Король изложил, какой уступки он просит от евреев.
— Повремените с провозглашением своего государства, — сказал он. — Пусть Палестина пока останется объединенной, евреи будут иметь автономию в своих районах, а делами страны станет управлять объединенный парламент, в котором евреи и арабы получат равное количество мест. Я хочу мира, но если это предложение не будет принято, то война неминуема.
— Это предложение неприемлемо, — ответила Голда. — Палестинские евреи искренне хотят мира с арабами, но не ценой отказа от самой сокровенной своей мечты — иметь собственную страну. Если можно вернуться к вопросу об аннексии Трансиорданией части Палестины — вопросу, который Ваше Величество подняло во время нашего ноябрьского разговора, — то между нами возможно взаимопонимание.
Еврейское государство готово уважать границы, установленные Организацией Объединенных Наций, пока царит мир. Однако если разразится война, мы будем сражаться до тех пор, пока у нас будут силы, а силы наши за минувшие месяцы неизмеримо возросли.
— Понимаю, — сказал Абдалла. — Конечно, евреи вынуждены защищаться. Однако за последнее время положение совершенно изменилось. Деир-Ясин воспламенил арабский народ. Раньше я был один, — добавил Абдалла, — теперь я один из пяти. И я больше не могу принимать решений единолично.
Голда и ее спутник, блестящий востоковед Эзра Данин, тактично напомнили королю, что евреи — его единственные истинные друзья.
— Знаю, — ответил Абдалла. — У меня нет иллюзий.
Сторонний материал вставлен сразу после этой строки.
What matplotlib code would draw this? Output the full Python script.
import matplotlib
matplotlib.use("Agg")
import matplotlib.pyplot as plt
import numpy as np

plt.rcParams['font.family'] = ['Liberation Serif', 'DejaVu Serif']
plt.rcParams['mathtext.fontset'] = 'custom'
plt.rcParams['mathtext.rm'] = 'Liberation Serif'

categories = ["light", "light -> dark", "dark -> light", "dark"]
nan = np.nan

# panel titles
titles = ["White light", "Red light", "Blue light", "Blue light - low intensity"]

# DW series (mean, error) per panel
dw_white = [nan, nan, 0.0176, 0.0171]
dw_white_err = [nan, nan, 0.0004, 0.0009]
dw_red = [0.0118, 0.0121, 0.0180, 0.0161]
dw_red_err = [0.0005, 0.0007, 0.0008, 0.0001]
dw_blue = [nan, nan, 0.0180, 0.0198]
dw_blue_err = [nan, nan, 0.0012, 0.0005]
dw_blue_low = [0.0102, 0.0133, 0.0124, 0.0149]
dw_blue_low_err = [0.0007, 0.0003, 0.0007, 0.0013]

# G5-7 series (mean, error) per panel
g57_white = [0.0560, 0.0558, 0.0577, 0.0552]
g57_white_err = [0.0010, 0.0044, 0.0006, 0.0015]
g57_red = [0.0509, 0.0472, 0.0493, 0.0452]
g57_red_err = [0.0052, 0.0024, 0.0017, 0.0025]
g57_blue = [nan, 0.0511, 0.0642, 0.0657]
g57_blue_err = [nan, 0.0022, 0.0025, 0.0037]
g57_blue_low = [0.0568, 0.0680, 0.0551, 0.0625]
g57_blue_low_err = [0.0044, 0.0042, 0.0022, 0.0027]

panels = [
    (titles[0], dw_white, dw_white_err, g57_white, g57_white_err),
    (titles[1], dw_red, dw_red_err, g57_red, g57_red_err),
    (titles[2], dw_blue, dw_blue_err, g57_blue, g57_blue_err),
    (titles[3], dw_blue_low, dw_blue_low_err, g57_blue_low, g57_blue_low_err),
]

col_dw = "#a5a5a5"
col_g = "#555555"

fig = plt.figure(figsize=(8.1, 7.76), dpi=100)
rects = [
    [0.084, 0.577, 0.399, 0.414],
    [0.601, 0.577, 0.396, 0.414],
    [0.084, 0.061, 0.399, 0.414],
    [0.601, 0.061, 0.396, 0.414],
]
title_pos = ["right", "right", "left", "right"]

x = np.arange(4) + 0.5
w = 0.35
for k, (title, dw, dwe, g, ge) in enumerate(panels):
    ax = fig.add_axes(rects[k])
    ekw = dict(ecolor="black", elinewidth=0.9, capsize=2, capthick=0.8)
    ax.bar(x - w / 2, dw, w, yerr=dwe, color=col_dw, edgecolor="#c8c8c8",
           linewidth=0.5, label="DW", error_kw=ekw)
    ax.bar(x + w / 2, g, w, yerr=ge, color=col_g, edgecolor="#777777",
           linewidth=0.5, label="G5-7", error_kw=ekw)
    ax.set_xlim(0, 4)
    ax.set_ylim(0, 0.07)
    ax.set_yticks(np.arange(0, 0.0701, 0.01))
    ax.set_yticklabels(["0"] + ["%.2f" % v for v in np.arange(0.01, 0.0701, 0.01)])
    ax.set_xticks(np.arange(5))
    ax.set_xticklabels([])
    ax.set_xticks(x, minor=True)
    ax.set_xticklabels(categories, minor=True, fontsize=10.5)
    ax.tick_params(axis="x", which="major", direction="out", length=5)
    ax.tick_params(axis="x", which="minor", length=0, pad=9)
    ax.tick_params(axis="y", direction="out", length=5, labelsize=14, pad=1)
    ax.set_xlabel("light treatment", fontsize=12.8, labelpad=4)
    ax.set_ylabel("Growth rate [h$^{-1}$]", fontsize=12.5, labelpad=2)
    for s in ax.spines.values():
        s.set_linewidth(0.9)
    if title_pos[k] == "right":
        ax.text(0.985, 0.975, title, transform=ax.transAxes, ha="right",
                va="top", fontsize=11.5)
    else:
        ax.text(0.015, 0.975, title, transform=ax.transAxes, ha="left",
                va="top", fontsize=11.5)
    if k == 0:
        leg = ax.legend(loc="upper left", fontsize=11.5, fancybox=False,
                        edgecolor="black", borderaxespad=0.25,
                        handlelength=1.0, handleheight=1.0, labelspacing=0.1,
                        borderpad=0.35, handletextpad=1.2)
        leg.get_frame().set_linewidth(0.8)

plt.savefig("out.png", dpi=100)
Я всем сердцем верю, что божественное провидение вернуло вас, семитский народ, скитавшийся в изгнании на чужбине, на древнюю родину и что вы будете способствовать процветанию семитского Востока, который нуждается в ваших знаниях и предприимчивости. Однако, — добавил он, — положение сейчас трудное. Имейте терпение.
— Еврейский народ, — мягко заметила Голда, — терпел две тысячи лет. Но теперь настал наш час обрести свою землю, и этот час нельзя отсрочить. Если мы не сумеем достичь взаимопонимания и Ваше Величество хочет войны, то боюсь, война начнется. Мы уверены в победе. И, возможно, после войны мы встретимся снова как представители двух суверенных государств.
— Мне очень жаль, что прольется кровь, — сказал король. — Я тоже надеюсь, что мы встретимся вновь и что отношения между нами не прервутся.
Так закончился разговор, который мог бы предотвратить войну между евреями и арабами. У порога Данин остановился и обернулся к Абдалле.
— Ваше Величество, — сказал он, остерегайтесь ходить в мечеть среди толпы и позволять целовать край Вашей одежды. В Вас могут выстрелить.
— Хабиби, друг мой, — ответил Абдалла, — я рожден свободным человеком и бедуином. Я не могу отказаться от обычаев своих отцов и стать пленником собственной стражи.
Все трое пожали друг другу руки. Последним, что увидел уходя Данин, была стройная фигура короля, который стоял на лестнице в белом одеянии и тюрбане и махал им на прощание рукой.